** START OF EXTRACTED MATERIAL **

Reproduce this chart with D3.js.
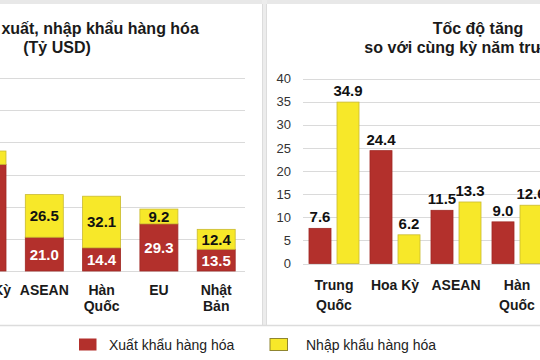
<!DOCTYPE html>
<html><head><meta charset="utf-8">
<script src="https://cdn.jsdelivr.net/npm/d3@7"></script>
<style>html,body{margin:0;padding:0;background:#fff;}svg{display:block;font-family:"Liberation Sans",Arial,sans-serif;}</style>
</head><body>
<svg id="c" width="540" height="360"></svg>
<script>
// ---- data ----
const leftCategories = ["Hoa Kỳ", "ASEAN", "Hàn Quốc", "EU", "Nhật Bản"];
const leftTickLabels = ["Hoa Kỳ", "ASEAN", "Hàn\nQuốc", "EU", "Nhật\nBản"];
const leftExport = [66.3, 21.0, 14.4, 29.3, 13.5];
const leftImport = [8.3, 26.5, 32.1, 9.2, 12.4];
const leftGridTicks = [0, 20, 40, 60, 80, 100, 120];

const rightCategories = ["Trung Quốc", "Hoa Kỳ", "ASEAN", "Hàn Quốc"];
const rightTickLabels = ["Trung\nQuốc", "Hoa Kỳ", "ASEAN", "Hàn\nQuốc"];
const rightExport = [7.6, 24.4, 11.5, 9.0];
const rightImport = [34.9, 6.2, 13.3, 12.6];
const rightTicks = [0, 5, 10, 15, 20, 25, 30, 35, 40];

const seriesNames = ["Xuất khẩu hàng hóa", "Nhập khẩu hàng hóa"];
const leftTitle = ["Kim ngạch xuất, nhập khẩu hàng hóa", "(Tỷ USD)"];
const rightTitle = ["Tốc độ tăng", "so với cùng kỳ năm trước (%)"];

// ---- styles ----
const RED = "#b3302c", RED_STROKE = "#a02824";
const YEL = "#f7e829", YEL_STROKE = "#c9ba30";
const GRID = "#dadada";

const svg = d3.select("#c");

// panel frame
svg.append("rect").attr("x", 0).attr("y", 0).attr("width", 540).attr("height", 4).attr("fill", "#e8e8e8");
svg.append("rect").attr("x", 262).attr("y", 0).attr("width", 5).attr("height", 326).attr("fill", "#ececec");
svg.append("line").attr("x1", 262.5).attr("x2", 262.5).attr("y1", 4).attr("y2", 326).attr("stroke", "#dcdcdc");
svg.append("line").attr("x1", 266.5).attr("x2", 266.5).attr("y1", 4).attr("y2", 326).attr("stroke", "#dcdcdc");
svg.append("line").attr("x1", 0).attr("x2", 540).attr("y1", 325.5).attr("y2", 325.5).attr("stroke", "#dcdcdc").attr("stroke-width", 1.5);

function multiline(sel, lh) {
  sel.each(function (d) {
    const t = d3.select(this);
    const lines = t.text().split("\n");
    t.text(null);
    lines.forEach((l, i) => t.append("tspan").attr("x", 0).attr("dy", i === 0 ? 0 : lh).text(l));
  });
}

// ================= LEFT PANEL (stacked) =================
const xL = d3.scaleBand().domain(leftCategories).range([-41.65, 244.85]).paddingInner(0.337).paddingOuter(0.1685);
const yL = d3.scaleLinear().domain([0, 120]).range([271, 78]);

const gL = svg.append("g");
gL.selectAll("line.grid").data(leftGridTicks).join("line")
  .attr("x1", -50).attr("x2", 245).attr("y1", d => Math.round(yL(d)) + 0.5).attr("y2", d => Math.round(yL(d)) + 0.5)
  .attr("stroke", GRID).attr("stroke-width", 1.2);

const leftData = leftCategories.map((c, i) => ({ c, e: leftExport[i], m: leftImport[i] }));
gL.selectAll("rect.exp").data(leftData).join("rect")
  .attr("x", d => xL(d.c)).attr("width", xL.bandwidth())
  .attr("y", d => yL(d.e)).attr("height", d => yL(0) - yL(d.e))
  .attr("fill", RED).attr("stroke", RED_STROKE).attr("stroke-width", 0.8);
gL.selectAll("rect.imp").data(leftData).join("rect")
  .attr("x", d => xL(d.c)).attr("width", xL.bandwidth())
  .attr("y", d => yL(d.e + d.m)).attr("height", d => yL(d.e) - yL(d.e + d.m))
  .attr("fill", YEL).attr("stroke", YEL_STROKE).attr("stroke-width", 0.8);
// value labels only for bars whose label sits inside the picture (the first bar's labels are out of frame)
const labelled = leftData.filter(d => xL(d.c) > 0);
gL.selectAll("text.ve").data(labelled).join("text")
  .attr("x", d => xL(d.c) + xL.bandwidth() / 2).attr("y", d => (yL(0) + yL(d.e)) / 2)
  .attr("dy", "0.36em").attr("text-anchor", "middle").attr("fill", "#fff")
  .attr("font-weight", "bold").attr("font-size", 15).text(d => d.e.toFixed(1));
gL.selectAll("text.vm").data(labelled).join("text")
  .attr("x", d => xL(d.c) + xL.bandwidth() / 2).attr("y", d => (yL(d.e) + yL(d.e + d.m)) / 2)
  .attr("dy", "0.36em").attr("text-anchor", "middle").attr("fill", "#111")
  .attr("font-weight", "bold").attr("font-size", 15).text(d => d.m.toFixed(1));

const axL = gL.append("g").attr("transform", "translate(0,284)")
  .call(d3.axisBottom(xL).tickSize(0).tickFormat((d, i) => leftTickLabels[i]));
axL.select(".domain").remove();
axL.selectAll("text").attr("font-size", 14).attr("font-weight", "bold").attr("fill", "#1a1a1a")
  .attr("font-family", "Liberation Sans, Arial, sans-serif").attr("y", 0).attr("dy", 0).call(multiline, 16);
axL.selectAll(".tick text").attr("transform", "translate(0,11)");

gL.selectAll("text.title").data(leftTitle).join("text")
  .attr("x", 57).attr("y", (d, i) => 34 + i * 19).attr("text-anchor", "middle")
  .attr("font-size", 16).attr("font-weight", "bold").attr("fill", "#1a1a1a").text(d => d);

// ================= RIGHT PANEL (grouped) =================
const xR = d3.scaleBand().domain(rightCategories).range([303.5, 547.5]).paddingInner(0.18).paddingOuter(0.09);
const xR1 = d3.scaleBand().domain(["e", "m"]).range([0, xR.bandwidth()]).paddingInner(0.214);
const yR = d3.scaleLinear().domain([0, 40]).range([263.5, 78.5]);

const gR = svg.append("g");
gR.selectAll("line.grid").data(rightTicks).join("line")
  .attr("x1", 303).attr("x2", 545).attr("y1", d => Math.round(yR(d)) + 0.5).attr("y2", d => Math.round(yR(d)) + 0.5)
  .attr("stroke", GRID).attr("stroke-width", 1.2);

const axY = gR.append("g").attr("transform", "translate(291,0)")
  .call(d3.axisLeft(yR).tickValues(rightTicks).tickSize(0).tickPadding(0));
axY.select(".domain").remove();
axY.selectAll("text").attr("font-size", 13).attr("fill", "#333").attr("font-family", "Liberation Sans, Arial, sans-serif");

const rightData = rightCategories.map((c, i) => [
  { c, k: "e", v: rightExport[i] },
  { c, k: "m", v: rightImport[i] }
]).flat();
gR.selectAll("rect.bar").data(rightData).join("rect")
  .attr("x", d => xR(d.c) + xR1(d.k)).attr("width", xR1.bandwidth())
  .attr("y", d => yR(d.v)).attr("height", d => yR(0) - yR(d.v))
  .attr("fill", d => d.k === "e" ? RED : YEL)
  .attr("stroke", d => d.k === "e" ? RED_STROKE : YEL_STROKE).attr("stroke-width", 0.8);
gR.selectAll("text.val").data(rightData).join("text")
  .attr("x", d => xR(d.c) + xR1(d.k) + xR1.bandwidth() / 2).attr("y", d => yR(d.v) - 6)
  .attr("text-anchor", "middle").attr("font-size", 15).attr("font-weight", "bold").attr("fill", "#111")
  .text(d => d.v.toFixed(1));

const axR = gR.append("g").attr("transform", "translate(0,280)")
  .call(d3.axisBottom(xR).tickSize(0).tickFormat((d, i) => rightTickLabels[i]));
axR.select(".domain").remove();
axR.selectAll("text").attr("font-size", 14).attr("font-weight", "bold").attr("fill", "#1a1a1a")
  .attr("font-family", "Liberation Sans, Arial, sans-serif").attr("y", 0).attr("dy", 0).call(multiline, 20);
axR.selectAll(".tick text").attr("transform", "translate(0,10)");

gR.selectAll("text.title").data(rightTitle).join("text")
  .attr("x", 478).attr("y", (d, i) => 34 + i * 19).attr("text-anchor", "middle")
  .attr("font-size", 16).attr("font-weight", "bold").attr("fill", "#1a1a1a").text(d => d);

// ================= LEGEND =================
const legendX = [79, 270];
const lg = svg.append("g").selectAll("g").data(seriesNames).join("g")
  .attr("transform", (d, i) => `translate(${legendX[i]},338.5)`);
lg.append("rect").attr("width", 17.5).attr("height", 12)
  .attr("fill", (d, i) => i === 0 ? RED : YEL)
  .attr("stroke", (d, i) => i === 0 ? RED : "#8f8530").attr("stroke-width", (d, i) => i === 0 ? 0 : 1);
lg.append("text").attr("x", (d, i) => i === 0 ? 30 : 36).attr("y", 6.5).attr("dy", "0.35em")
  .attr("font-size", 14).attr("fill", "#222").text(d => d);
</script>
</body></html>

** END OF EXTRACTED MATERIAL **
** START OF EXTRACTED MATERIAL **

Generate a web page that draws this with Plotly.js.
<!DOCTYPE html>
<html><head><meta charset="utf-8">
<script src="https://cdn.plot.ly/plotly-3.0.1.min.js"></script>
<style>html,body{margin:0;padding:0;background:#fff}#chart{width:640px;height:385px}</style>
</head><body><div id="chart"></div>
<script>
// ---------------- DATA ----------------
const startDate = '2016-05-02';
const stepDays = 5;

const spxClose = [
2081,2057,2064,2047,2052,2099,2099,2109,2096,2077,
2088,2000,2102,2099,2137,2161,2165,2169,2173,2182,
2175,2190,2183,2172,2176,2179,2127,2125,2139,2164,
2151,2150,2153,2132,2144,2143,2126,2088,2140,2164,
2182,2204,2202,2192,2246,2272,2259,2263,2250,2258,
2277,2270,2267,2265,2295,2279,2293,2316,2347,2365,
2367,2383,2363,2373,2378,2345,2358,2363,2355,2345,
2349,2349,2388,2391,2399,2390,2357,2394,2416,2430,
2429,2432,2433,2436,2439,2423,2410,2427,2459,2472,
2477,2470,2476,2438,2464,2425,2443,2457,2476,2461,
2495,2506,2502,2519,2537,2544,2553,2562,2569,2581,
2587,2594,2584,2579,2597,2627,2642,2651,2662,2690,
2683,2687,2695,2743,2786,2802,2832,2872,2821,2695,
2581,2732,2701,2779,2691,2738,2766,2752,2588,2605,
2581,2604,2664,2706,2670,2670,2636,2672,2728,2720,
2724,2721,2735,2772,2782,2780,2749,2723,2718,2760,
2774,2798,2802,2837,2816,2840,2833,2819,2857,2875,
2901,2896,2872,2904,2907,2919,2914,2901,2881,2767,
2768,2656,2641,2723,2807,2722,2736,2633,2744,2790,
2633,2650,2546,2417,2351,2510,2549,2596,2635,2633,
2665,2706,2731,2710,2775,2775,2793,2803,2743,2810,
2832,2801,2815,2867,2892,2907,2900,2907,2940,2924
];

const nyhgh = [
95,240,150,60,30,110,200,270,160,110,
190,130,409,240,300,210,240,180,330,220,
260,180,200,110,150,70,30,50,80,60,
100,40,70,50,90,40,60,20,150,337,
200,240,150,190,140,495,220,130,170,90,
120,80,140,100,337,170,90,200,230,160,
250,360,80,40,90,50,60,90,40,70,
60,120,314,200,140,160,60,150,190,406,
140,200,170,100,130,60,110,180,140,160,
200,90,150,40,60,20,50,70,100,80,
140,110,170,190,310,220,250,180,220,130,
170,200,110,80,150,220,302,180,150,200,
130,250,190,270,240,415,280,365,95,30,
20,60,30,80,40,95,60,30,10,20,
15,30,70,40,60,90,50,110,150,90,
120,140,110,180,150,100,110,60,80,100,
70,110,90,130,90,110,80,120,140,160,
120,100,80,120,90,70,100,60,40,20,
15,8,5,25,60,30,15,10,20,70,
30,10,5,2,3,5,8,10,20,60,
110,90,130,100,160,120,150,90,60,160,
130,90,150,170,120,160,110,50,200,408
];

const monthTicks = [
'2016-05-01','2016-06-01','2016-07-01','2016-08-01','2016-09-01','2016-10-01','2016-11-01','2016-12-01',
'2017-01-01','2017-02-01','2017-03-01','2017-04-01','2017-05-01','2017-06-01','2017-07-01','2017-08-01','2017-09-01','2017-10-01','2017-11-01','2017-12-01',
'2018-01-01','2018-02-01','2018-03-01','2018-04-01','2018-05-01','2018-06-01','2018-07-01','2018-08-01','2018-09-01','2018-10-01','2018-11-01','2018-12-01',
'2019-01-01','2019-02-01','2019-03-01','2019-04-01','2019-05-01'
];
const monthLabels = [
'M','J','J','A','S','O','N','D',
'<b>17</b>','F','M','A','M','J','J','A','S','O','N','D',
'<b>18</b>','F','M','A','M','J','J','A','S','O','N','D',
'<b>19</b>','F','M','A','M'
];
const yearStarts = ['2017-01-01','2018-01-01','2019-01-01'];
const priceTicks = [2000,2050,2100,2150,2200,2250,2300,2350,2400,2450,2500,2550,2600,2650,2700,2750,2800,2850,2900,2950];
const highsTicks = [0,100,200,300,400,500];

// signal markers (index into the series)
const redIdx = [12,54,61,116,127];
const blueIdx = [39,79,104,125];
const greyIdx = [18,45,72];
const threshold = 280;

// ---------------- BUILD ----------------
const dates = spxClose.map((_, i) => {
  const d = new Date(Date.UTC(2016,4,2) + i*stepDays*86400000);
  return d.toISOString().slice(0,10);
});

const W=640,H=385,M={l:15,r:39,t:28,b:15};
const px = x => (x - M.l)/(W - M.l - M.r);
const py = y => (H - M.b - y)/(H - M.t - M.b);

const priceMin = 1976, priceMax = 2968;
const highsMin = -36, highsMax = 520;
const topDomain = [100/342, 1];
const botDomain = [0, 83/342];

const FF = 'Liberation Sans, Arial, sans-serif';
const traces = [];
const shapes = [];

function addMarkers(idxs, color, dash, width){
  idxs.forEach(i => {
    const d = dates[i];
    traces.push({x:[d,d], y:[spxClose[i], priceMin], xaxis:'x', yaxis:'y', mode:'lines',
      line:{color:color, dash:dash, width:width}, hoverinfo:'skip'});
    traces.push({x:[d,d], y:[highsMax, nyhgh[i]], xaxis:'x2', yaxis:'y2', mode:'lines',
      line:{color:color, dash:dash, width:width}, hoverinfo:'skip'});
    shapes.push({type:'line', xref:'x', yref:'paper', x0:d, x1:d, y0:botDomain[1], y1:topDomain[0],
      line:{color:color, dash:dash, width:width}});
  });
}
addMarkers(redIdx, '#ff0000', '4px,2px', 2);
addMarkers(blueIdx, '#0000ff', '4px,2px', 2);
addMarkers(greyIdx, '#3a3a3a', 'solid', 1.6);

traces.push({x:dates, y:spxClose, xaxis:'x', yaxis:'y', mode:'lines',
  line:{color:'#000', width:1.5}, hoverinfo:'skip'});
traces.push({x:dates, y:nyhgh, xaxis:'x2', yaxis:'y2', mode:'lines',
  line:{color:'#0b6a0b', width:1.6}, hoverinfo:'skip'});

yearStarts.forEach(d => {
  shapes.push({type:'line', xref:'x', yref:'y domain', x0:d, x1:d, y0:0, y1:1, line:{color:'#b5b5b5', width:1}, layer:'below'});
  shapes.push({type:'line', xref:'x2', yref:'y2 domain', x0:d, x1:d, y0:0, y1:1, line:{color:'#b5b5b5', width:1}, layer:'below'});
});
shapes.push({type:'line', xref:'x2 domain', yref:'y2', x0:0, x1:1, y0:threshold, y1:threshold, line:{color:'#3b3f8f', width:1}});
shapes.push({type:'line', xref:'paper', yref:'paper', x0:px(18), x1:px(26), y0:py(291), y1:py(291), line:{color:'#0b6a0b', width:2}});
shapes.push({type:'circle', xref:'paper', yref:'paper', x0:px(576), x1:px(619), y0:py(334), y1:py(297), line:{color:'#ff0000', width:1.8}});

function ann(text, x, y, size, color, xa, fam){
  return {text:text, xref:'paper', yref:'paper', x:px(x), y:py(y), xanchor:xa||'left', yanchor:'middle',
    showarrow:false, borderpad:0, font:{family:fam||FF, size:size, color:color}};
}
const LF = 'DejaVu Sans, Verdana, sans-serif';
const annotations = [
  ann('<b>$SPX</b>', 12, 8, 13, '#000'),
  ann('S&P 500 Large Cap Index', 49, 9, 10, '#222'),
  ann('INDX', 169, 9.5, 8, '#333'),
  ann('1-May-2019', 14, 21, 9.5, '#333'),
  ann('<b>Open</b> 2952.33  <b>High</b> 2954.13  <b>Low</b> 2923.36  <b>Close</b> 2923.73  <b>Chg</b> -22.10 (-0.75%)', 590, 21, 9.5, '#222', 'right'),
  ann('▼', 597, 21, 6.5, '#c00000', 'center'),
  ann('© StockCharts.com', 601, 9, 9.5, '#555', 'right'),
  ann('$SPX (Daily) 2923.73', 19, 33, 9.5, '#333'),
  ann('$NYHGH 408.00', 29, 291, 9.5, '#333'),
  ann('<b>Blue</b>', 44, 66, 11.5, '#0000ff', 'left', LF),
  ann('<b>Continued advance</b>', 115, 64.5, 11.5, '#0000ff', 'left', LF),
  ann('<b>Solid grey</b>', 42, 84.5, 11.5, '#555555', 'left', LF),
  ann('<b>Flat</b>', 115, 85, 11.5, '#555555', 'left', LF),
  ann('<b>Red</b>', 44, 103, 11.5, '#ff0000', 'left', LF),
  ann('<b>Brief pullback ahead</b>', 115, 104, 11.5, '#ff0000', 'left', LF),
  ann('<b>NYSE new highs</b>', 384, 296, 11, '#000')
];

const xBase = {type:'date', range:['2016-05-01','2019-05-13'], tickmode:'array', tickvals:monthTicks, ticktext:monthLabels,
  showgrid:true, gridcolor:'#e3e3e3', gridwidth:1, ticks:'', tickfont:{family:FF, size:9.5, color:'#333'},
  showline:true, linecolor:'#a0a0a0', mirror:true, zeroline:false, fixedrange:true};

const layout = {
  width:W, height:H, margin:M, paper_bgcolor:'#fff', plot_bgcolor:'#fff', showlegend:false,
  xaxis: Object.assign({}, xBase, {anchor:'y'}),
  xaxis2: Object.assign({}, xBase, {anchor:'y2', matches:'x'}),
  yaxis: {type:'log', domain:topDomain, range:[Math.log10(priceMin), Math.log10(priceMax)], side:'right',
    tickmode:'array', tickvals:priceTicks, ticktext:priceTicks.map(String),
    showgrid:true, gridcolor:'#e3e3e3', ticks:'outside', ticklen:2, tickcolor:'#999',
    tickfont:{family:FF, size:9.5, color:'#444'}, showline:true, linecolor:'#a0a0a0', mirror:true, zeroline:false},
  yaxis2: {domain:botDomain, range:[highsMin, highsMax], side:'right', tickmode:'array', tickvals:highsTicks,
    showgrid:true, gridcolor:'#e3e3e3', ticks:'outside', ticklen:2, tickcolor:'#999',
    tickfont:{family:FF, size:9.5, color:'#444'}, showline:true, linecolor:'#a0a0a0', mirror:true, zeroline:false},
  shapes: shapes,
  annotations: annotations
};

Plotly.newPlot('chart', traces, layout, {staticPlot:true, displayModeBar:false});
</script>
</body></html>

** END OF EXTRACTED MATERIAL **

▸ REQUIREMENT
From the records above, transcribe exactly the lines starting at the one containing "Reproduce this chart with D3.js." and ending at the one containing "30, 35, 40];". Skip the pictures.

▸ FULL OUTPUT
Reproduce this chart with D3.js.
<!DOCTYPE html>
<html><head><meta charset="utf-8">
<script src="https://cdn.jsdelivr.net/npm/d3@7"></script>
<style>html,body{margin:0;padding:0;background:#fff;}svg{display:block;font-family:"Liberation Sans",Arial,sans-serif;}</style>
</head><body>
<svg id="c" width="540" height="360"></svg>
<script>
// ---- data ----
const leftCategories = ["Hoa Kỳ", "ASEAN", "Hàn Quốc", "EU", "Nhật Bản"];
const leftTickLabels = ["Hoa Kỳ", "ASEAN", "Hàn\nQuốc", "EU", "Nhật\nBản"];
const leftExport = [66.3, 21.0, 14.4, 29.3, 13.5];
const leftImport = [8.3, 26.5, 32.1, 9.2, 12.4];
const leftGridTicks = [0, 20, 40, 60, 80, 100, 120];

const rightCategories = ["Trung Quốc", "Hoa Kỳ", "ASEAN", "Hàn Quốc"];
const rightTickLabels = ["Trung\nQuốc", "Hoa Kỳ", "ASEAN", "Hàn\nQuốc"];
const rightExport = [7.6, 24.4, 11.5, 9.0];
const rightImport = [34.9, 6.2, 13.3, 12.6];
const rightTicks = [0, 5, 10, 15, 20, 25, 30, 35, 40];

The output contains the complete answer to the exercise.